Remuzzi: «La comunità scientifica ha responsabilità enormi nel disastro del Coronavirus»

«Non ci abbiamo creduto, nel giro di 72 ore avremmo dovuto dare vita a una mobilitazione»

«È un rimorso che mi porterò dentro per sempre. La comunità scientifica, della quale faccio parte, ha una enorme responsabilità nel disastro di questi due anni». Giuseppe Remuzzi, direttore dell’Istituto Mario Negri, in un’intervista rilasciata al Corriere della Sera parla dei due anni di pandemia e della reazione allo studio pubblicato il 24 gennaio di due anni fa su Lancet in cui si annunciava cosa sarebbe accaduto. «Non ci abbiamo creduto – sottolinea Remuzzi – nel giro al massimo di 72 ore avremmo dovuto dare vita a una mobilitazione, avvertire le autorità, far sentire la nostra voce, parlare con i singoli ricercatori. Invece, abbiamo perso tempo, abbiamo perso almeno quelle 4 settimane che poi furono fatali alla mia Bergamo». Remuzzi non nega di aver avuto paura «a un certo punto, dissi a uno dei miei più cari amici: qui moriamo tutti», racconta e non nega nemmeno di aver assistito alla partita Atalanta-Valencia disputata a San Siro il 19 febbraio che fece diffondere il contagio: «Non andavo allo stadio da 20 anni – ricorda – racconto questa vicenda per dire come nonostante le conoscenze tecniche che stavamo immagazzinando, eravamo ben lontani da una corretta percezione della realtà. Dopo, è facile per tutti fare i professori.
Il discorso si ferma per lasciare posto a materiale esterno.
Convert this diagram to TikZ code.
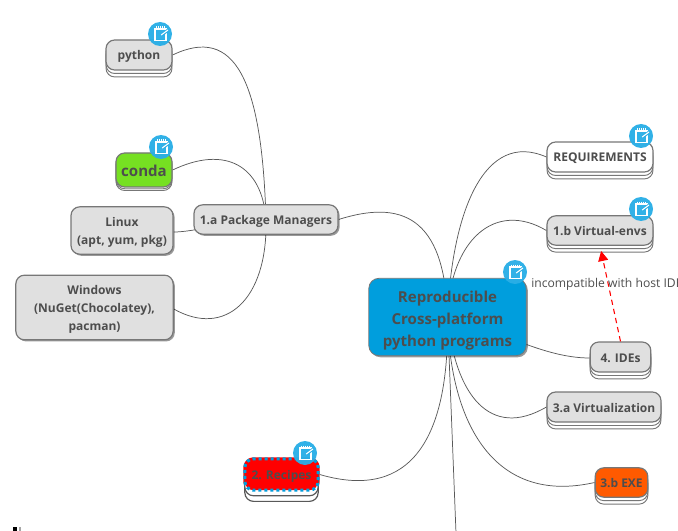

Ma quella sottovalutazione generale rimane l’errore più grande». Remuzzi, infine, descrive il giorno della vaccinazione come il migliore: «La data precisa è il 27 dicembre 2020 – ricorda – il direttore dell’azienda sanitaria di Bergamo mi chiese di fare il vaccino per primo. Provai una sensazione di grande privilegio, della quale quasi mi vergognavo».